Last week’s VUC515 with Tsahi Levent-Levi was a great call and a fine example of why the VUC continues to garner audience. Kudos to Randy, Tsahi, Tim, Emil at the cast of several who brought it about.


The production of the call was a bit unusual. Further, it’s post-call existence is continuing that trend line. In the moments just before the call YouTube decided to ignore the video stream that I was sending from Wirecast. When this has happened in the past stopping & restarting the stream once or twice has resolved the matter.

On this occasion, nothing that I tried could make YouTube acknowledge the stream, so we resorted to abandoning the YouTube Live event, making a local recording instead. That local recording was later uploaded to YouTube.

We use Wirecast in production of VUC calls in one of two ways;

  1. When the call is hosted using a Google+ Hangout we use Wirecast to insert the opening sequence into the call. The connection between the Hangout and YouTube is handled entirely by Google.
  2. When the call is hosted using Jitsi Video Bridge we use Wirecast in a more comprehensive manner. It inserts the opening sequence, but it also captures the JVB session and sends that stream to a YouTube Live event. This is necessary since there’s no direct connection between JVB and YouTube.

The result is that a call hosted on JVB places a greater burden on my production PC. I suspect that the manner in which I’ve been configuring my desktop for VUC calls via JVB is sub-optimal. During last week’s call the CPU usage, which is shown in Wirecast, was in the 80%+ range for the entire call That was with the stream to YouTube disabled, but local recording engaged.

A little recent experimentation seems to indicate that YouTube is sensitive to the timing of streams for live events. My current desktop simply may not be fast enough to reliably do the event on its own when it’s using the Local Presenter aspect of Wirecast to capture the second monitor’s display of the JVB session.

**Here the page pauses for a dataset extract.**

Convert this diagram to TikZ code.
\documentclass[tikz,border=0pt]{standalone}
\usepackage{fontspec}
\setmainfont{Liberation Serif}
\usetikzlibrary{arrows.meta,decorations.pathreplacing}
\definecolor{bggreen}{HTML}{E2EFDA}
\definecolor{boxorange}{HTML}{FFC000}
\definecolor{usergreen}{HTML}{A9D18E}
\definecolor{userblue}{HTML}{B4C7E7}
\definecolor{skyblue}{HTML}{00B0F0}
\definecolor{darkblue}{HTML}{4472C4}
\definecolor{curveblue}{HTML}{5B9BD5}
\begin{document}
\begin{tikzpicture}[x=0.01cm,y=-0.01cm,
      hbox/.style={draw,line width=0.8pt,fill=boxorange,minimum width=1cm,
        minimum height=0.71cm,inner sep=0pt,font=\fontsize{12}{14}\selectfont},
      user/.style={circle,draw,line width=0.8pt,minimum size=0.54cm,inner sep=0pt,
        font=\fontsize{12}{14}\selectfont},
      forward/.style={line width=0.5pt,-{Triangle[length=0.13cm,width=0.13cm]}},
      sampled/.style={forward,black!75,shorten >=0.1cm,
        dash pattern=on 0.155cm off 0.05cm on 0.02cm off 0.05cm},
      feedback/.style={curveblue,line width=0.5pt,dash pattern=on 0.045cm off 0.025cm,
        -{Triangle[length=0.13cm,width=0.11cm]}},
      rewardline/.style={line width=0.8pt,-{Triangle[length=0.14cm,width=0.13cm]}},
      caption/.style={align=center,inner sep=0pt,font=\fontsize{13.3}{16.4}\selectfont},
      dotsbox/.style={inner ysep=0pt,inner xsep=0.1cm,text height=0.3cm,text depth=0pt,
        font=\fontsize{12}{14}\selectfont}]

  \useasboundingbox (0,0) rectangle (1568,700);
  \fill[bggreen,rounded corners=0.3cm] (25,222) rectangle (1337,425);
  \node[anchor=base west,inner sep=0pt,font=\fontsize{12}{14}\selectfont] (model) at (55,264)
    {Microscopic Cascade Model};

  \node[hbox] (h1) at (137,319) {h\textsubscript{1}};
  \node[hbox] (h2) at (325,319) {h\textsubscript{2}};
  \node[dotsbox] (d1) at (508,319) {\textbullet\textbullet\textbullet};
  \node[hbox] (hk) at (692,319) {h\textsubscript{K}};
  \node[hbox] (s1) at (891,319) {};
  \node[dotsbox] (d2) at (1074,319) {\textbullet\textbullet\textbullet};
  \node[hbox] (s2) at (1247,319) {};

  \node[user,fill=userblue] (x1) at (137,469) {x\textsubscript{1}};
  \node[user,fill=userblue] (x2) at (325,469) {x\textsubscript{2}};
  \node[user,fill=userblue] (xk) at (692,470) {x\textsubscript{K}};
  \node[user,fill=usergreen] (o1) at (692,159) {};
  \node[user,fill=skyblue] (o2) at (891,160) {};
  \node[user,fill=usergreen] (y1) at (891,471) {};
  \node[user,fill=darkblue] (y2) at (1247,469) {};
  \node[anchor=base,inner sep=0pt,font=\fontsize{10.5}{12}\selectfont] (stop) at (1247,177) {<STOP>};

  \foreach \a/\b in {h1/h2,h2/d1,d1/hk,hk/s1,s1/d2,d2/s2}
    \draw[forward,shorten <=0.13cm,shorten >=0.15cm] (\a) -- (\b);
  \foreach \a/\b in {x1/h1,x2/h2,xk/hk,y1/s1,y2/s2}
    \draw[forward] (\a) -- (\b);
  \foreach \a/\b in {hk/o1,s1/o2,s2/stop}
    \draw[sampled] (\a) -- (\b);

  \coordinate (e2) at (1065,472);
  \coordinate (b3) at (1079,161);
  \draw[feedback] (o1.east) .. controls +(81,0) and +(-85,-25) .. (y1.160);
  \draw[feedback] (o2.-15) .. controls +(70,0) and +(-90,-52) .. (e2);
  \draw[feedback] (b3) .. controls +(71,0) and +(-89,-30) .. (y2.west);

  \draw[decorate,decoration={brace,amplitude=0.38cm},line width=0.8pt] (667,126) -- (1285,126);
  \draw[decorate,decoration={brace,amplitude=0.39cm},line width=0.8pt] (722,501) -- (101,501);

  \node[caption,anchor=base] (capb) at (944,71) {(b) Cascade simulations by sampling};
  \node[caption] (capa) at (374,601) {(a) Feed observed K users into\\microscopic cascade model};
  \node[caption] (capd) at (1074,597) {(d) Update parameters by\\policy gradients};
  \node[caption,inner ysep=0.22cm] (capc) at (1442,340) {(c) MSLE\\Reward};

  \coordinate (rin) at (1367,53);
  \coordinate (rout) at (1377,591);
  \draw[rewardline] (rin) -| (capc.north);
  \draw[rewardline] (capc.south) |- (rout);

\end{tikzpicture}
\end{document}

To quote Leonardo Da Vinci from a 1973 appearance in a Caramilk commercial, “I thought this might work, but I need more time. More thought.”

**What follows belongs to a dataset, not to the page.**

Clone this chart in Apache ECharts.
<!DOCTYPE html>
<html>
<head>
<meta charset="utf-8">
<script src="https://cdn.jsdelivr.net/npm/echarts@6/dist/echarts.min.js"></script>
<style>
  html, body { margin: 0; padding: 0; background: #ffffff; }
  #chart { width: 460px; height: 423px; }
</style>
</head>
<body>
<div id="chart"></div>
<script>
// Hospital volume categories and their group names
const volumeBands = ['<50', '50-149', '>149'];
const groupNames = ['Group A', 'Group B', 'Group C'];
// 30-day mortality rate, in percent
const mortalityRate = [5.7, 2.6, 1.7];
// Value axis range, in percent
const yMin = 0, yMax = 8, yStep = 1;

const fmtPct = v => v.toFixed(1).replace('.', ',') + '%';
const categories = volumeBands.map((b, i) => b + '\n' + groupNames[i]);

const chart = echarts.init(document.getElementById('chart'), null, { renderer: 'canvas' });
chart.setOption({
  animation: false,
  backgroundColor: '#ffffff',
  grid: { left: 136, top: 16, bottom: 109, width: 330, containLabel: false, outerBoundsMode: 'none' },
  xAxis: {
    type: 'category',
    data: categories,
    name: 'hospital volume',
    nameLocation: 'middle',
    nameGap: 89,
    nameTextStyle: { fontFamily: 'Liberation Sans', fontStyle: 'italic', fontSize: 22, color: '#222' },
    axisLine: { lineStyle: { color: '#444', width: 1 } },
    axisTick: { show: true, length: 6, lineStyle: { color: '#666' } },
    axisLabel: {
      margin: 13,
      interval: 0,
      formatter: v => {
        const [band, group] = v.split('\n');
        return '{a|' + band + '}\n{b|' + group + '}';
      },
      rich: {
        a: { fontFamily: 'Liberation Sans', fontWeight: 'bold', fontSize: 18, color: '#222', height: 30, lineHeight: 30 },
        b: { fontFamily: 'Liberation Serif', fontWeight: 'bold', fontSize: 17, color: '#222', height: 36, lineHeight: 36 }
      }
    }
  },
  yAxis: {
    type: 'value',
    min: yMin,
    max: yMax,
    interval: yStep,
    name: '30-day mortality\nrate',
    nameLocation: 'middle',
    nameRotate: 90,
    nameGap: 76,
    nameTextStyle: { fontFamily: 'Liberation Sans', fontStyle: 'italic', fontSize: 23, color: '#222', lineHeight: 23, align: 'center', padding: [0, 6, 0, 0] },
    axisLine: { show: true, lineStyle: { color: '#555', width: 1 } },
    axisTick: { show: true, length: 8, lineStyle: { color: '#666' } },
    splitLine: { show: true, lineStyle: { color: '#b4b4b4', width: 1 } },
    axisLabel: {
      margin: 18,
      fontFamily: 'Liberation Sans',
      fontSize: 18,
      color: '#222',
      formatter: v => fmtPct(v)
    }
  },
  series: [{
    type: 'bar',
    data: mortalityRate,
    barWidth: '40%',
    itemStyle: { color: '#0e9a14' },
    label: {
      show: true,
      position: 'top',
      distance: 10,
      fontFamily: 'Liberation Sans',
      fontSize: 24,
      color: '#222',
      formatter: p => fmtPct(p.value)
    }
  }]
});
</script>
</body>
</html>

In truth, I have an idea of how to split the work between two systems; use one system to join the Jitsi Video Bridge, then pipe that output of the system into my desktop using an HDMI connection. It will take some experimentation to get the audio working correctly.


The recording captured locally was in 720p30. However, once it was uploaded to YouTube I see that it was converted to 720p60. I have to wonder why they bothered? The source material was p30 and in fact, just barely p30, given the aforementioned workload of the PC that was making the recording.

In fact, the 720p60 playback streamed from YouTube seems to show some nasty motion artifacts. These were very obvious to me in viewing the opening to VUC515. The cross-fades between the sponsor logos should be smooth and fluid. They appeared awkward and flickery, so does much of the payback when streamed online.

Moreover, what might be the benefit of talking heads in p60? Zero. Nada. None. It’s pointless from a viewer perspective. It’s primarily beneficial for video that contains fast movement, like video gaming, sporting events or concert videos. I wonder why Google thinks that P60 has any value for common YouTube Live events or Hangouts?

Update (11/26/2014) –  this afternoon I happened to revisit the YouTube recording of this call. YouTube no longer offers the 720p60 variant that I found so troublesome. Now the best that they offer is 480p. That’s a little disappointing given that we did send them a 720p30 stream. At least it indicates that they’re still tinkering with the new p60 capability, even f they’re doing it in their typical, completely opaque, Google style.